The Citizens Coinage Advisory Committee and Commission of Fine Arts recommended proposed obverse and reverse designs, left and center, for a congressional gold medal honoring Israel’s president, Shimon Peres. At right is a second proposed reverse.

Images courtesy of U.S. Mint.

Proposed obverse and reverse designs for a congressional gold medal honoring Israel’s outgoing president, Shimon Peres, were recommended by the Citizens Coinage Advisory Committee during a 15-minute telephone meeting June 2. 

The recommendations were made in anticipation of President Obama signing the authorizing legislation into law. 

H.R. 2939 was forwarded May 30 to the president for his signature. President Obama signed the bill into law on June 9, a week after the CCAC considered the proposed designs.

The same designs recommended by the CCAC were recommended separately June 2 by the Commission of Fine Arts in a telephone poll of its members, according to the CFA’s executive director, Thomas Luebke.

The review and recommendation process was accelerated to meet a deadline to present the finished medal to Peres before the end of June.

The congressional gold medal is in honor of Peres’ maintenance of strong bilateral relations between Israel and the United States, beginning in the days of President John F. Kennedy when Peres served as Israel’s deputy defense minister.

Peres has served as Israel’s president since July 15, 2007. Peres also has served as Israel’s prime minister three separate times, as well as serving stints as minister of foreign affairs, minister of defense, minister of finance, and minister of transportation.
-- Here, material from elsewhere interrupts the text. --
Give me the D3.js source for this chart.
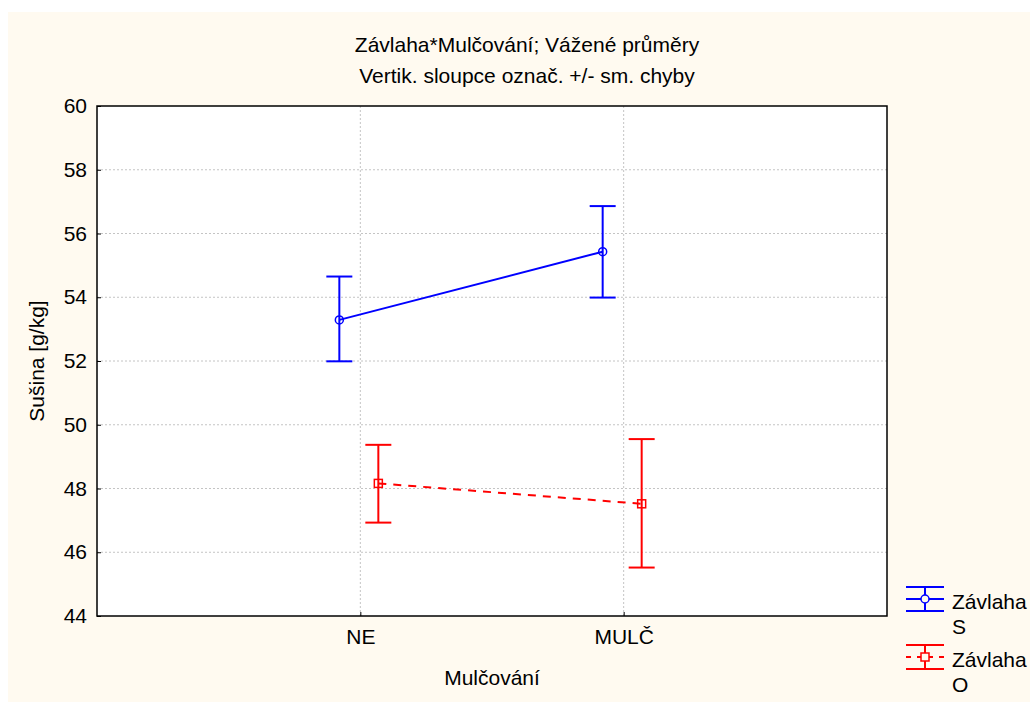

H.R. 2939, approved by the House on May 19, was introduced Aug. 1, 2013, by Rep. Joseph Kennedy, D-Mass. The measure passed the Senate on May 20 and was forwarded to the president.
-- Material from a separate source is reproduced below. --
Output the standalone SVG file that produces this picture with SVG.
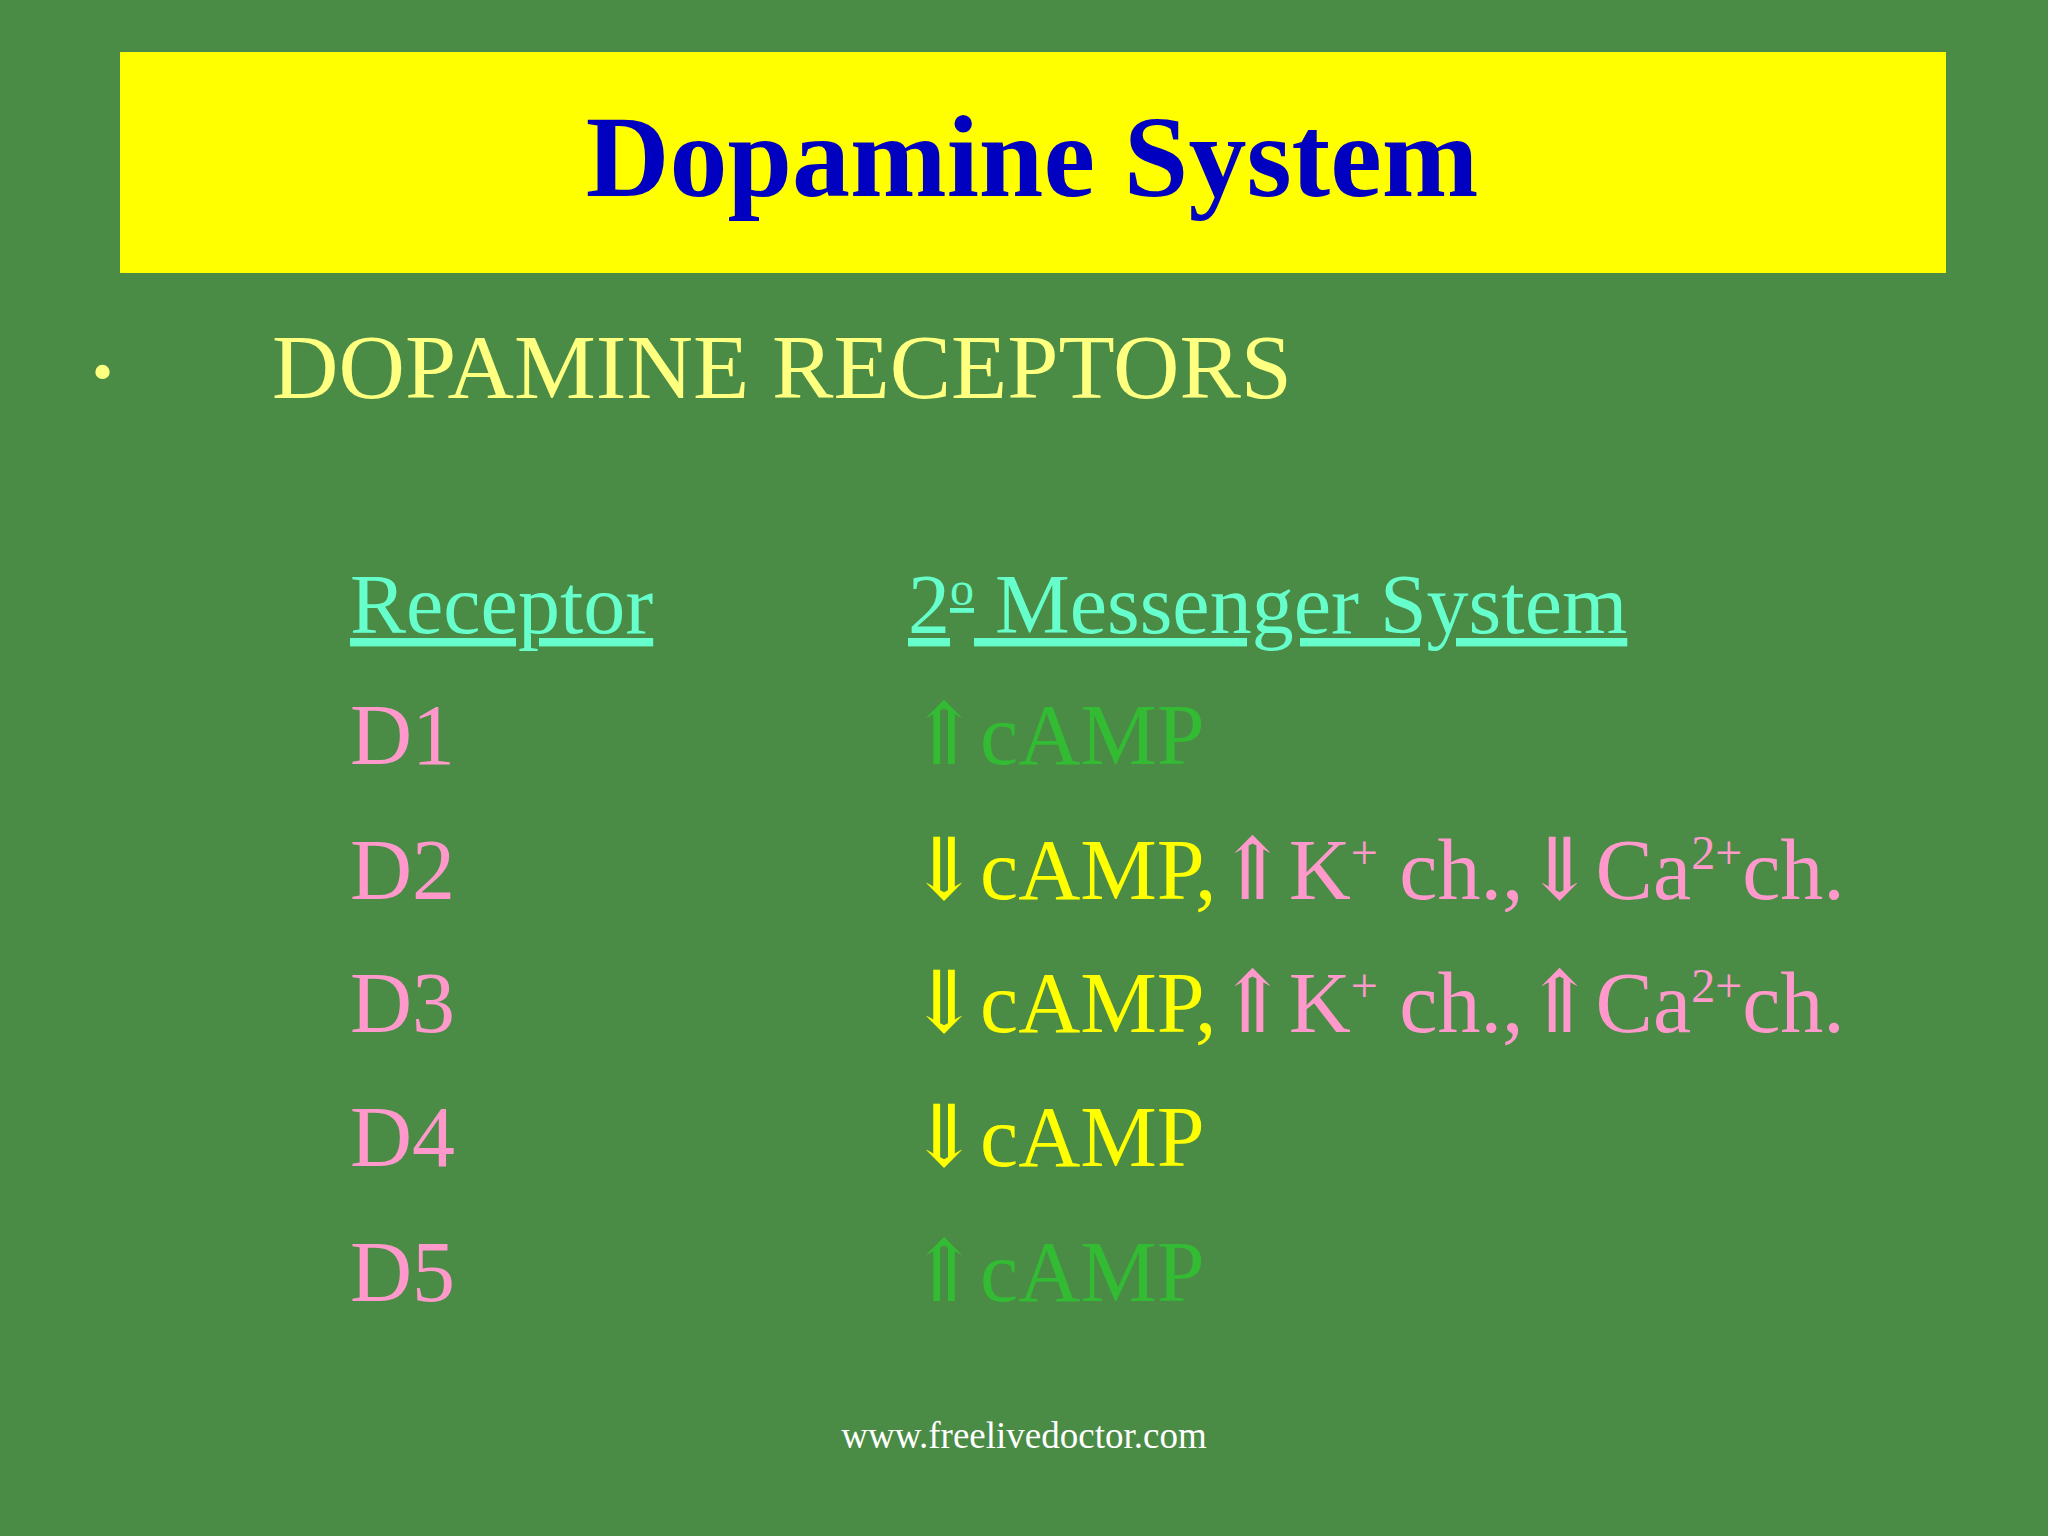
<svg xmlns="http://www.w3.org/2000/svg" width="2048" height="1536" viewBox="0 0 2048 1536">
<style>
text{font-family:"Liberation Serif","DejaVu Serif",serif}
.row{font-size:86px}
.pink{fill:#ff99cc}
.yel{fill:#ffff00}
.grn{fill:#33bb33}
.hdr{font-size:84px;fill:#66ffcc;text-decoration:underline}
.sup{font-size:48px}
</style>
<rect width="2048" height="1536" fill="#4a8c45"/>
<g id="title">
<rect x="120" y="52" width="1826" height="221" fill="#ffff00"/>
<text x="1032" y="196" text-anchor="middle" font-size="116" font-weight="bold" fill="#0000c0">Dopamine System</text>
</g>
<g id="subtitle">
<text x="92" y="392" font-size="60" fill="#ffff80">•</text>
<text x="272" y="398" font-size="92" fill="#ffff80">DOPAMINE RECEPTORS</text>
</g>
<g id="header">
<text x="350" y="633" class="hdr">Receptor</text>
<text x="908" y="633" class="hdr">2<tspan class="sup" dy="-28">o</tspan><tspan dy="28"> Messenger System</tspan></text>
</g>
<g id="rows" class="row">
<text x="350" y="764" class="pink">D1</text>
<text x="908" y="764" class="grn">⇑cAMP</text>
<text x="350" y="899" class="pink">D2</text>
<text x="908" y="899"><tspan class="yel">⇓cAMP,</tspan><tspan class="pink">⇑K<tspan class="sup" dy="-30">+</tspan><tspan dy="30"> ch.,⇓Ca</tspan><tspan class="sup" dy="-30">2+</tspan><tspan dy="30">ch.</tspan></tspan></text>
<text x="350" y="1032" class="pink">D3</text>
<text x="908" y="1032"><tspan class="yel">⇓cAMP,</tspan><tspan class="pink">⇑K<tspan class="sup" dy="-30">+</tspan><tspan dy="30"> ch.,⇑Ca</tspan><tspan class="sup" dy="-30">2+</tspan><tspan dy="30">ch.</tspan></tspan></text>
<text x="350" y="1166" class="pink">D4</text>
<text x="908" y="1166" class="yel">⇓cAMP</text>
<text x="350" y="1301" class="pink">D5</text>
<text x="908" y="1301" class="grn">⇑cAMP</text>
</g>
<g id="footer">
<text x="1024" y="1448" text-anchor="middle" font-size="37" fill="#ffffff">www.freelivedoctor.com</text>
</g>
</svg>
The CCAC reviewed one proposed obverse design and two versions of a proposed reverse design.

The sole obverse depicts Peres, 90, in a suit, superimposed over a flag of Israel. Peres’ staff recommends that the stripes in the flag be reduced in size because, as preliminarily depicted, they are too thick in relationship to the Star of David. The obverse was designed and is being sculptured by U.S. Mint Sculptor-Engraver Donald Everhart II.

Both reverse designs offered depict a dove in flight with an olive branch in its beak.
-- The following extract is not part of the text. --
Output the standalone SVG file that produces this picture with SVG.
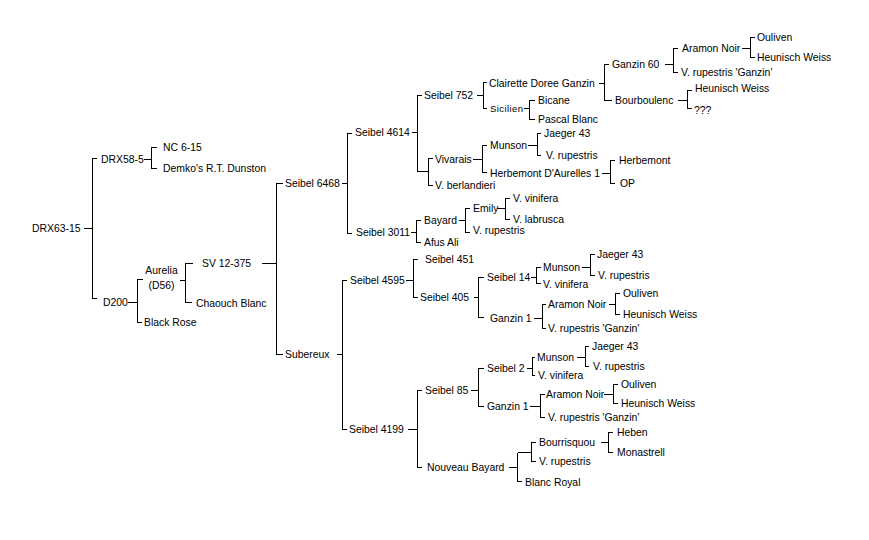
<svg xmlns="http://www.w3.org/2000/svg" width="869" height="540" viewBox="0 0 869 540">
<style>
text{font-family:"Liberation Sans",Arial,sans-serif;font-size:10.4px;fill:#000}
.s{font-size:9.6px;letter-spacing:0.4px}
#connectors path{fill:none;stroke:#000;stroke-width:1;shape-rendering:crispEdges}
</style>
<rect width="869" height="540" fill="#fff"/>
<g id="connectors">
<path d="M84,228.5H92.5M97,158.5H92.5V298.5H97"/>
<path d="M144,159.5H151.5M157,147.5H151.5V168.5H157"/>
<path d="M128,302.5H137.5M143,279.5H137.5V322.5H142"/>
<path d="M180,280.5H185.5M193,263.5H185.5V302.5H192"/>
<path d="M262,263.5H276.5M283,183.5H276.5V354.5H283"/>
<path d="M342,183.5H347.5M352,133.5H347.5V233.5H352"/>
<path d="M412,132.5H417.5M422,95.5H417.5V171.5H428.5M433,158.5H428.5V185.5H433"/>
<path d="M477,95.5H483.5M487,82.5H483.5V108.5H487"/>
<path d="M599,83.5H604.5M609,64.5H604.5V100.5H612"/>
<path d="M665,64.5H673.5M678,48.5H673.5V72.5H678"/>
<path d="M742,48.5H750.5M755,37.5H750.5V57.5H755"/>
<path d="M678,100.5H687.5M692,90.5H687.5V108.5H692"/>
<path d="M524,108.5H529.5M535,100.5H529.5V119.5H535"/>
<path d="M473,159.5H482.5M487,145.5H482.5V172.5H487"/>
<path d="M528,145.5H537.5M541,133.5H537.5V155.5H541"/>
<path d="M602,173.5H610.5M615,160.5H610.5V183.5H615"/>
<path d="M411,232.5H416.5M421,220.5H416.5V242.5H421"/>
<path d="M459,220.5H465.5M470,208.5H465.5V232.5H470"/>
<path d="M497,208.5H505.5M510,198.5H505.5V219.5H510"/>
<path d="M337,354.5H342.5M347,280.5H342.5V429.5H347"/>
<path d="M406,280.5H413.5M418,259.5H413.5V297.5H418"/>
<path d="M474,297.5H478.5M484,277.5H478.5V317.5H484"/>
<path d="M531,277.5H536.5M541,267.5H536.5V283.5H541"/>
<path d="M582,267.5H590.5M595,254.5H590.5V275.5H595"/>
<path d="M534,318.5H542.5M546,304.5H542.5V328.5H546"/>
<path d="M609,304.5H615.5M620,293.5H615.5V314.5H620"/>
<path d="M408,429.5H417.5M422,390.5H417.5V467.5H422"/>
<path d="M471,390.5H478.5M484,368.5H478.5V406.5H484"/>
<path d="M527,368.5H532.5M535,357.5H532.5V375.5H535"/>
<path d="M577,357.5H585.5M589,346.5H585.5V366.5H589"/>
<path d="M530,406.5H540.5M545,394.5H540.5V417.5H545"/>
<path d="M604,394.5H613.5M618,384.5H613.5V403.5H618"/>
<path d="M509,467.5H517.5M517.5,452.5H531.5M536,442.5H531.5V461.5H536M517.5,452.5V481.5H522"/>
<path d="M601,442.5H608.5M613,432.5H608.5V452.5H613"/>
</g>
<g id="n1"><text x="32" y="232">DRX63-15</text></g>
<g id="n2"><text x="101" y="163">DRX58-5</text></g>
<g id="n3"><text x="163" y="151">NC 6-15</text></g>
<g id="n4"><text x="163" y="172">Demko's R.T. Dunston</text></g>
<g id="n5"><text x="103" y="306">D200</text></g>
<g id="n6"><text x="161.5" y="274" text-anchor="middle">Aurelia</text><text x="161.5" y="289" text-anchor="middle">(D56)</text></g>
<g id="n7"><text x="144" y="326">Black Rose</text></g>
<g id="n8"><text x="202" y="267">SV 12-375</text></g>
<g id="n9"><text x="196" y="307">Chaouch Blanc</text></g>
<g id="n10"><text x="285" y="187">Seibel 6468</text></g>
<g id="n11"><text x="355" y="136">Seibel 4614</text></g>
<g id="n12"><text x="424" y="99">Seibel 752</text></g>
<g id="n13"><text x="489" y="87">Clairette Doree Ganzin</text></g>
<g id="n14"><text x="612" y="68">Ganzin 60</text></g>
<g id="n15"><text x="682" y="52">Aramon Noir</text></g>
<g id="n16"><text x="757" y="41">Ouliven</text></g>
<g id="n17"><text x="757" y="61">Heunisch Weiss</text></g>
<g id="n18"><text x="681" y="76">V. rupestris 'Ganzin'</text></g>
<g id="n19"><text x="615" y="104">Bourboulenc</text></g>
<g id="n20"><text x="695" y="92">Heunisch Weiss</text></g>
<g id="n21"><text x="694" y="114">???</text></g>
<g id="n22"><text class="s" x="490" y="112">Sicilien</text></g>
<g id="n23"><text x="538" y="104">Bicane</text></g>
<g id="n24"><text x="538" y="123">Pascal Blanc</text></g>
<g id="n25"><text x="435" y="163">Vivarais</text></g>
<g id="n26"><text x="490" y="149">Munson</text></g>
<g id="n27"><text x="544" y="137">Jaeger 43</text></g>
<g id="n28"><text x="546" y="159">V. rupestris</text></g>
<g id="n29"><text x="490" y="177">Herbemont D'Aurelles 1</text></g>
<g id="n30"><text x="619" y="164">Herbemont</text></g>
<g id="n31"><text x="620" y="187">OP</text></g>
<g id="n32"><text x="435" y="189">V. berlandieri</text></g>
<g id="n33"><text x="356" y="236">Seibel 3011</text></g>
<g id="n34"><text x="424" y="224">Bayard</text></g>
<g id="n35"><text x="473" y="212">Emily</text></g>
<g id="n36"><text x="513" y="202">V. vinifera</text></g>
<g id="n37"><text x="513" y="223">V. labrusca</text></g>
<g id="n38"><text x="473" y="234">V. rupestris</text></g>
<g id="n39"><text x="424" y="246">Afus Ali</text></g>
<g id="n40"><text x="285" y="358">Subereux</text></g>
<g id="n41"><text x="350" y="284">Seibel 4595</text></g>
<g id="n42"><text x="425" y="263">Seibel 451</text></g>
<g id="n43"><text x="420" y="301">Seibel 405</text></g>
<g id="n44"><text x="487" y="281">Seibel 14</text></g>
<g id="n45"><text x="543" y="271">Munson</text></g>
<g id="n46"><text x="597" y="258">Jaeger 43</text></g>
<g id="n47"><text x="598" y="279">V. rupestris</text></g>
<g id="n48"><text x="543" y="288">V. vinifera</text></g>
<g id="n49"><text x="490" y="322">Ganzin 1</text></g>
<g id="n50"><text x="548" y="308">Aramon Noir</text></g>
<g id="n51"><text x="623" y="297">Ouliven</text></g>
<g id="n52"><text x="623" y="318">Heunisch Weiss</text></g>
<g id="n53"><text x="548" y="332">V. rupestris 'Ganzin'</text></g>
<g id="n54"><text x="349" y="433">Seibel 4199</text></g>
<g id="n55"><text x="425" y="394">Seibel 85</text></g>
<g id="n56"><text x="487" y="372">Seibel 2</text></g>
<g id="n57"><text x="537" y="361">Munson</text></g>
<g id="n58"><text x="592" y="350">Jaeger 43</text></g>
<g id="n59"><text x="593" y="370">V. rupestris</text></g>
<g id="n60"><text x="538" y="379">V. vinifera</text></g>
<g id="n61"><text x="487" y="410">Ganzin 1</text></g>
<g id="n62"><text x="546" y="398">Aramon Noir</text></g>
<g id="n63"><text x="621" y="388">Ouliven</text></g>
<g id="n64"><text x="621" y="407">Heunisch Weiss</text></g>
<g id="n65"><text x="548" y="421">V. rupestris 'Ganzin'</text></g>
<g id="n66"><text x="427" y="471">Nouveau Bayard</text></g>
<g id="n67"><text x="539" y="446">Bourrisquou</text></g>
<g id="n68"><text x="617" y="436">Heben</text></g>
<g id="n69"><text x="617" y="456">Monastrell</text></g>
<g id="n70"><text x="539" y="465">V. rupestris</text></g>
<g id="n71"><text x="525" y="486">Blanc Royal</text></g>
</svg>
The reverse recommended features the inscription around: YOU ARE AS GREAT AS THE CAUSE YOU SERVE. Along the bottom border, a series of X’s served as placeholders for the inscription ACT OF CONGRESS 2014. The reverse was designed and is being sculptured by U.S. Mint Medallic Sculptor Joseph F. Menna.

The reverse not recommended by the CCAC featured the same central device, but with the inscription around, in slightly smaller size and a different letter font, DREAM OF A FUTURE PEACE RATHER THAN REMEMBER WARS PAST. Below, X’s in three lines were to accommodate ACT OF CONGRESS 2014 in three lines.

CCAC member Jeanne Stevens-Sollman, a medallic sculptor, questioned the positioning of the dove’s tail feathers, suggesting a better-defined perspective.

The law provides for bronze duplicates of the Peres gold medals to be struck by the U.S. Mint for sale to the general public.